Task directions:
Can you output the material exactly as written, minus any pictures it holds?

Given material:
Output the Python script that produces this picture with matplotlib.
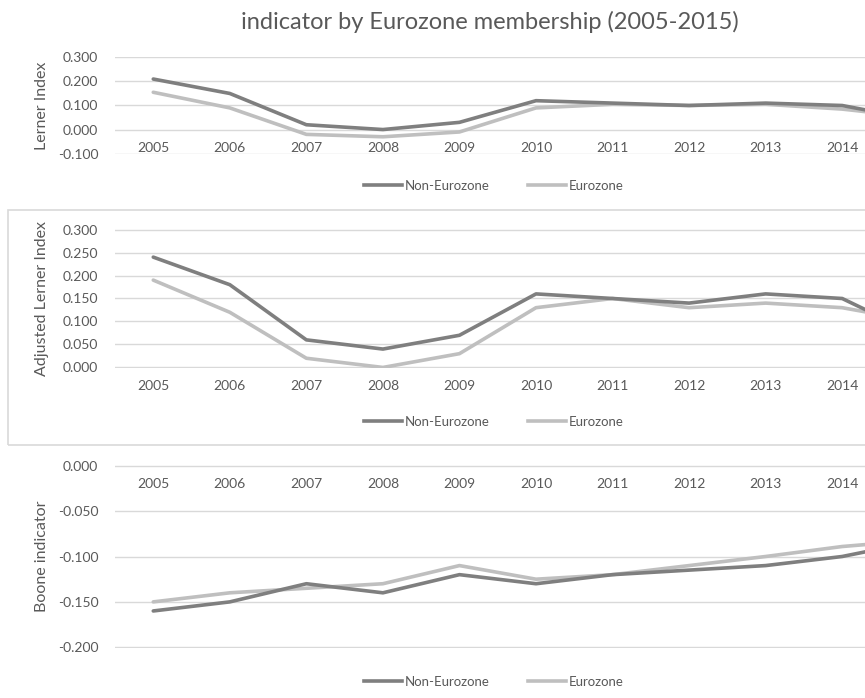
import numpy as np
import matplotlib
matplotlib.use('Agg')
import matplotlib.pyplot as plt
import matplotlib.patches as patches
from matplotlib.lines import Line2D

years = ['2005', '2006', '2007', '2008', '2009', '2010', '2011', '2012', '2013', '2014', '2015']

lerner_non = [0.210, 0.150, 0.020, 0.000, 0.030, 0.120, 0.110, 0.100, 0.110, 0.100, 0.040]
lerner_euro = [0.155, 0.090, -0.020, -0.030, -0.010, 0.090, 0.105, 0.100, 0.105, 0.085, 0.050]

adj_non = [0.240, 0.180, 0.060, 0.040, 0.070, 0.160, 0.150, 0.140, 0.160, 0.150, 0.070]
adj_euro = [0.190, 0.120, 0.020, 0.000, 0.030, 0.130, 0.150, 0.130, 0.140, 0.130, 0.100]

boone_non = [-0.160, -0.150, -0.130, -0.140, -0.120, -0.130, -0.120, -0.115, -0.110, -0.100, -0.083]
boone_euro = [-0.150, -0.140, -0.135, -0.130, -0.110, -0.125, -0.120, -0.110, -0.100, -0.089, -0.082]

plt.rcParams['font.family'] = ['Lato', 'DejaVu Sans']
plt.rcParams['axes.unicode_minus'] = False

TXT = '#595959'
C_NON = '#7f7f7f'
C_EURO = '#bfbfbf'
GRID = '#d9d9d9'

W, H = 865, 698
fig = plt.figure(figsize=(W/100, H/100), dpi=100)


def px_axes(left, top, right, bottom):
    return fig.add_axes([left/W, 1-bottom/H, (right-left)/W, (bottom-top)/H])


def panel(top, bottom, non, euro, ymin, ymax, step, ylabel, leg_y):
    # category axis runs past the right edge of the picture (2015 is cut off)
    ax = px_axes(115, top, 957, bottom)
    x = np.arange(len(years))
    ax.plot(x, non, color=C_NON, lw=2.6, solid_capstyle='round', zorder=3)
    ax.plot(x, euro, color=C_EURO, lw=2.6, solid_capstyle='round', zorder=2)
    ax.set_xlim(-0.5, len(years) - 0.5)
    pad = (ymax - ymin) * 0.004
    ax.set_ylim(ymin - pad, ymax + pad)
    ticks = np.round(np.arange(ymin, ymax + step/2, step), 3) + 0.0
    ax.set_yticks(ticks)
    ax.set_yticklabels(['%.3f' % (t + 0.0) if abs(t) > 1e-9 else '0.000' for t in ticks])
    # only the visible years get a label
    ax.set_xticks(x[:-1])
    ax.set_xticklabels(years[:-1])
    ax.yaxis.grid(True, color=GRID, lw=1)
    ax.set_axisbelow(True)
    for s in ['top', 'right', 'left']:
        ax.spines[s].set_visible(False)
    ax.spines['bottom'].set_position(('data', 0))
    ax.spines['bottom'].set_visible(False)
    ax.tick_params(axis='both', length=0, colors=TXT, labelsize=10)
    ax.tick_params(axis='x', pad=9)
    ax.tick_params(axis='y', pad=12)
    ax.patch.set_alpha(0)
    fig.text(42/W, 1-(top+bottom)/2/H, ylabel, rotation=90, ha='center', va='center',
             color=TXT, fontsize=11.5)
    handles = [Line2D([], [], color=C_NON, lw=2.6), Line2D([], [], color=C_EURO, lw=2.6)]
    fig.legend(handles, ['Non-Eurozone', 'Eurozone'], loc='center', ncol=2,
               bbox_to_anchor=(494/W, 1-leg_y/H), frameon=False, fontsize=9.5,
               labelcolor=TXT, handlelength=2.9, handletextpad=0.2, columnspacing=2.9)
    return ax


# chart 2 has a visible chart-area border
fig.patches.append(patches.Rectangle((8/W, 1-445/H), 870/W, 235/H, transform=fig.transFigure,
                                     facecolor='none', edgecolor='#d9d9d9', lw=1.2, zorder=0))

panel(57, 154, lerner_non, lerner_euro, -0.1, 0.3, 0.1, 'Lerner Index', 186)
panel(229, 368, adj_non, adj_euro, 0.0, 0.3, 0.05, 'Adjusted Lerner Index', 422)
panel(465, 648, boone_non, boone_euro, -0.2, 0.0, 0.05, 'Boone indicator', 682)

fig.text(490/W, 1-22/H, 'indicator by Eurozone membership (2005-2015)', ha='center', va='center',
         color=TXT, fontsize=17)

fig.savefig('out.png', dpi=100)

Output below:
Output the Python script that produces this picture with matplotlib.
import numpy as np
import matplotlib
matplotlib.use('Agg')
import matplotlib.pyplot as plt
import matplotlib.patches as patches
from matplotlib.lines import Line2D

years = ['2005', '2006', '2007', '2008', '2009', '2010', '2011', '2012', '2013', '2014', '2015']

lerner_non = [0.210, 0.150, 0.020, 0.000, 0.030, 0.120, 0.110, 0.100, 0.110, 0.100, 0.040]
lerner_euro = [0.155, 0.090, -0.020, -0.030, -0.010, 0.090, 0.105, 0.100, 0.105, 0.085, 0.050]

adj_non = [0.240, 0.180, 0.060, 0.040, 0.070, 0.160, 0.150, 0.140, 0.160, 0.150, 0.070]
adj_euro = [0.190, 0.120, 0.020, 0.000, 0.030, 0.130, 0.150, 0.130, 0.140, 0.130, 0.100]

boone_non = [-0.160, -0.150, -0.130, -0.140, -0.120, -0.130, -0.120, -0.115, -0.110, -0.100, -0.083]
boone_euro = [-0.150, -0.140, -0.135, -0.130, -0.110, -0.125, -0.120, -0.110, -0.100, -0.089, -0.082]

plt.rcParams['font.family'] = ['Lato', 'DejaVu Sans']
plt.rcParams['axes.unicode_minus'] = False

TXT = '#595959'
C_NON = '#7f7f7f'
C_EURO = '#bfbfbf'
GRID = '#d9d9d9'

W, H = 865, 698
fig = plt.figure(figsize=(W/100, H/100), dpi=100)


def px_axes(left, top, right, bottom):
    return fig.add_axes([left/W, 1-bottom/H, (right-left)/W, (bottom-top)/H])


def panel(top, bottom, non, euro, ymin, ymax, step, ylabel, leg_y):
    # category axis runs past the right edge of the picture (2015 is cut off)
    ax = px_axes(115, top, 957, bottom)
    x = np.arange(len(years))
    ax.plot(x, non, color=C_NON, lw=2.6, solid_capstyle='round', zorder=3)
    ax.plot(x, euro, color=C_EURO, lw=2.6, solid_capstyle='round', zorder=2)
    ax.set_xlim(-0.5, len(years) - 0.5)
    pad = (ymax - ymin) * 0.004
    ax.set_ylim(ymin - pad, ymax + pad)
    ticks = np.round(np.arange(ymin, ymax + step/2, step), 3) + 0.0
    ax.set_yticks(ticks)
    ax.set_yticklabels(['%.3f' % (t + 0.0) if abs(t) > 1e-9 else '0.000' for t in ticks])
    # only the visible years get a label
    ax.set_xticks(x[:-1])
    ax.set_xticklabels(years[:-1])
    ax.yaxis.grid(True, color=GRID, lw=1)
    ax.set_axisbelow(True)
    for s in ['top', 'right', 'left']:
        ax.spines[s].set_visible(False)
    ax.spines['bottom'].set_position(('data', 0))
    ax.spines['bottom'].set_visible(False)
    ax.tick_params(axis='both', length=0, colors=TXT, labelsize=10)
    ax.tick_params(axis='x', pad=9)
    ax.tick_params(axis='y', pad=12)
    ax.patch.set_alpha(0)
    fig.text(42/W, 1-(top+bottom)/2/H, ylabel, rotation=90, ha='center', va='center',
             color=TXT, fontsize=11.5)
    handles = [Line2D([], [], color=C_NON, lw=2.6), Line2D([], [], color=C_EURO, lw=2.6)]
    fig.legend(handles, ['Non-Eurozone', 'Eurozone'], loc='center', ncol=2,
               bbox_to_anchor=(494/W, 1-leg_y/H), frameon=False, fontsize=9.5,
               labelcolor=TXT, handlelength=2.9, handletextpad=0.2, columnspacing=2.9)
    return ax


# chart 2 has a visible chart-area border
fig.patches.append(patches.Rectangle((8/W, 1-445/H), 870/W, 235/H, transform=fig.transFigure,
                                     facecolor='none', edgecolor='#d9d9d9', lw=1.2, zorder=0))

panel(57, 154, lerner_non, lerner_euro, -0.1, 0.3, 0.1, 'Lerner Index', 186)
panel(229, 368, adj_non, adj_euro, 0.0, 0.3, 0.05, 'Adjusted Lerner Index', 422)
panel(465, 648, boone_non, boone_euro, -0.2, 0.0, 0.05, 'Boone indicator', 682)

fig.text(490/W, 1-22/H, 'indicator by Eurozone membership (2005-2015)', ha='center', va='center',
         color=TXT, fontsize=17)

fig.savefig('out.png', dpi=100)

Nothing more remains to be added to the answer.